Why do private member variables behaved like protected in the same module when creating deriving class?

Neia Neutuladh neia at ikeran.org
Mon Oct 29 15:44:15 UTC 2018


On Mon, 29 Oct 2018 05:13:22 +0000, unprotected-entity wrote:
> I wonder if that would still be the case, if millions and millions of
> C++/Java/C# programmers suddenly came over to D (and discovered, likely
> by accident, or by some obscure bug in their code), that a class is not
> considered a unit of encapsulation anymore.
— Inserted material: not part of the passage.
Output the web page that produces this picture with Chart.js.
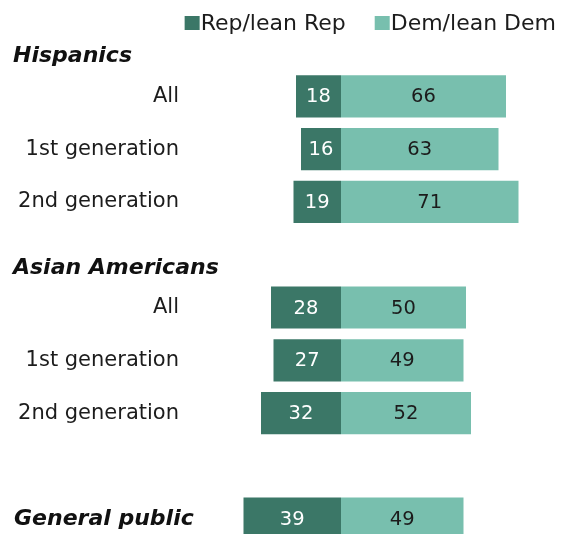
<!DOCTYPE html>
<html><head><meta charset="utf-8">
<script src="https://cdn.jsdelivr.net/npm/chart.js@4.4.1/dist/chart.umd.min.js"></script>
<style>
html,body{margin:0;padding:0;background:#fff;overflow:hidden}
#wrap{width:561px;height:534px;overflow:hidden;position:relative}
canvas{display:block}
</style></head><body>
<div id="wrap"><canvas id="c" width="561" height="545"></canvas></div>
<script>
// ---- data ----
const rowLabels = ["All", "1st generation", "2nd generation", "", "All", "1st generation", "2nd generation", "", "General public"];
const groupHeaders = ["Hispanics", "Asian Americans"];
const groupStartRows = [0, 4];
const summaryLabel = "General public";
const repValues = [18, 16, 19, null, 28, 27, 32, null, 39];
const demValues = [66, 63, 71, null, 50, 49, 52, null, 49];
const seriesNames = ["Rep/lean Rep", "Dem/lean Dem"];

// ---- style ----
const FONT = "'DejaVu Sans', Verdana, sans-serif";
const REP_COLOR = "#3b7767";
const DEM_COLOR = "#78bfae";
const TEXT_COLOR = "#1c1c1c";

const headersPlugin = {
  id: 'headers',
  afterDraw(chart) {
    const ctx = chart.ctx, y = chart.scales.y;
    ctx.save();
    ctx.fillStyle = "#111";
    ctx.font = `italic bold 22px ${FONT}`;
    ctx.textAlign = 'left';
    ctx.textBaseline = 'alphabetic';
    groupHeaders.forEach((h, i) => {
      ctx.fillText(h, 13, y.getPixelForValue(groupStartRows[i]) - 34);
    });
    const si = rowLabels.indexOf(summaryLabel);
    ctx.fillText(summaryLabel, 14, y.getPixelForValue(si) + 6);
    ctx.restore();
  }
};

const legendPlugin = {
  id: 'customLegend',
  afterDraw(chart) {
    const ctx = chart.ctx;
    ctx.save();
    ctx.font = `22px ${FONT}`;
    ctx.textBaseline = 'alphabetic';
    ctx.textAlign = 'left';
    let x = 556;
    const ds = chart.data.datasets;
    for (let i = ds.length - 1; i >= 0; i--) {
      const t = ds[i].label;
      const w = ctx.measureText(t).width;
      const tx = x - w;
      ctx.fillStyle = TEXT_COLOR;
      ctx.fillText(t, tx, 30);
      const bx = tx - 1 - 15;
      ctx.fillStyle = ds[i].backgroundColor;
      ctx.fillRect(bx, 16, 15, 14);
      x = bx - 29;
    }
    ctx.restore();
  }
};

const valueLabels = {
  id: 'valueLabels',
  afterDatasetsDraw(chart) {
    const ctx = chart.ctx;
    ctx.save();
    ctx.font = `19.5px ${FONT}`;
    ctx.textAlign = 'center';
    ctx.textBaseline = 'middle';
    chart.data.datasets.forEach((ds, di) => {
      const meta = chart.getDatasetMeta(di);
      meta.data.forEach((el, i) => {
        const v = ds.data[i];
        if (v === null || v === undefined) return;
        ctx.fillStyle = di === 0 ? '#ffffff' : TEXT_COLOR;
        ctx.fillText(String(Math.abs(v)), (el.x + el.base) / 2, el.y + 1);
      });
    });
    ctx.restore();
  }
};

new Chart(document.getElementById('c'), {
  type: 'bar',
  data: {
    labels: rowLabels,
    datasets: [
      { label: seriesNames[0], data: repValues.map(v => v === null ? null : -v), backgroundColor: REP_COLOR, borderWidth: 0 },
      { label: seriesNames[1], data: demValues, backgroundColor: DEM_COLOR, borderWidth: 0 }
    ]
  },
  options: {
    indexAxis: 'y',
    responsive: false,
    devicePixelRatio: 1,
    animation: false,
    barPercentage: 0.8,
    categoryPercentage: 1,
    layout: { padding: { top: 70, left: 0, right: 0, bottom: 0 } },
    plugins: { legend: { display: false }, tooltip: { enabled: false } },
    scales: {
      x: { stacked: true, display: false, min: -62, max: 88 },
      y: {
        stacked: true,
        grid: { display: false, drawTicks: false },
        border: { display: false },
        ticks: {
          autoSkip: false,
          padding: 7,
          color: TEXT_COLOR,
          font: { family: FONT, size: 21 },
          callback: (v, i) => rowLabels[i] === summaryLabel ? '' : rowLabels[i]
        },
        afterFit(s) { s.width = 186; s.paddingTop = 0; s.paddingBottom = 0; }
      }
    }
  },
  plugins: [valueLabels, headersPlugin, legendPlugin]
});
</script>
</body></html>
Java, C++, and C# all treat `private` differently, so if you're saying we 
should do the exact same as they do, your request is inconsistent and 
therefore unsatisfiable.

I think this is the third time I've pointed it out.

> I think Go and Rust have done it better, somewhat, in that they don't
> even have classes. So you are forced to rethink your design anyway (if
> you want to use those languages)

Go and Rust use `private` the same as D. Shouldn't we cater to programmers 
familiar with those languages by making `private` work like they expect?

> Yes, there are situations in which it might be useful, I get it. But
> surely not every situation?

Which is why Swift has five different protection levels (but it skipped 
`protected` for some reason). That's a bit more complexity than I think is 
warranted.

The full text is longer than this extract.